Like any priesthood, there is a process of admission. It looks like you have already declared yourself and yours unwilling to pay that price of admission. So the mysteries of that priesthood will remain unrevealed to you.

Eisenhower warned of the Congressional-military-industrial complex. The part of his warning we have ignored is the part that afflicts us the worst today!

but now the political cupboard of combat vets is bare and there are few civilian leaders who have the experience, the standing, to question the military

…and that was exactly whose choice? Did the military conspire to exclude these leaders? Did any of these leaders ever, at any point in their careers, take time out to consider just what might outfit them properly for leadership? Hmmmmm.

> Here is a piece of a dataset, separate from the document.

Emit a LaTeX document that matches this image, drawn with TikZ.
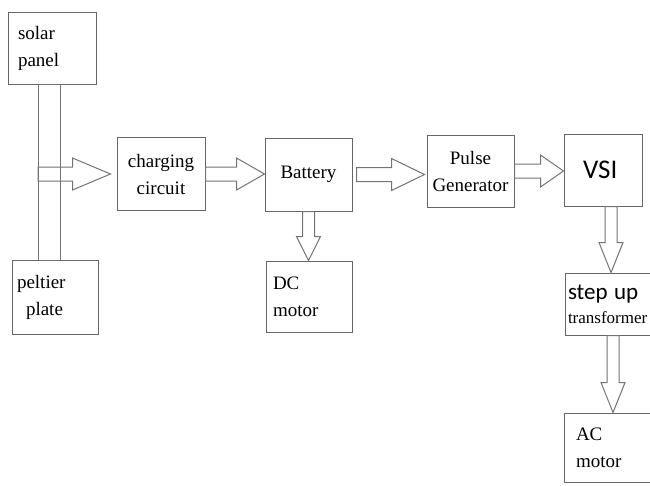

We kill coldly, for reasons of policy

Yes, we do. Know a better way or reason to wage war? Ever read you some Sun Tsu or Clausewitz?

War is too important to be left to the generals.

Which is why it isn’t. I can’t think of a single US war that was started by a general, can you? All of our wars have been started by civilians or the enemy as I recall. George Washington established the precedent, and of all the policies handed down to us by the founding fathers, civilian control of the military is probably the ideal that has suffered the least. And I might note that it is the military that kept that ideal intact. Civilians in government these days frequently have to be told about this because they don’t know about this principle.

Richard, I’m sure that your college-educated writer friends inside the beltway will congratulate you on your cogent and trenchant views. The rest of us know you a little better, too.

You don’t even have to tap your heels together three times to become an initiate into the priesthood you seem to deplore. You simply have to believe. Believe enough to take that one step forward and raise your right hand. Voluntarily. Not as a ‘coerced’ dodge do avoid regular service.

Once you’ve done that, you are a member of the priesthood for the rest of your life.

Don’t envy a priesthood that you actually want no part of. You have elected to exclude yourself and now you whine?

Update: I have been profoundly embarrased when field grade officers and generals addressed me as ‘Sir’. It feels like an inversion of the proper protocol. But it’s also the miracle that makes our military the best in the world. These officers realize that they work for the civilians. Clinton and Obama both exhibit(ed) profound discomfort at being manifestly unfit to command the world’s greatest military. Yet that very military allowed/allows itself to be commanded by them. The fact that they never bothered to outfit themselves for that command was whose oversight?

If the military are a priesthood, Richard, then you are a member of the godhead that they serve: civilian society. I sense that you, like Obama and Clinton, are manifestly and profoundly uncomfortable with the moral inversion that allows such a splendid instrument to be handled by such grubby hands.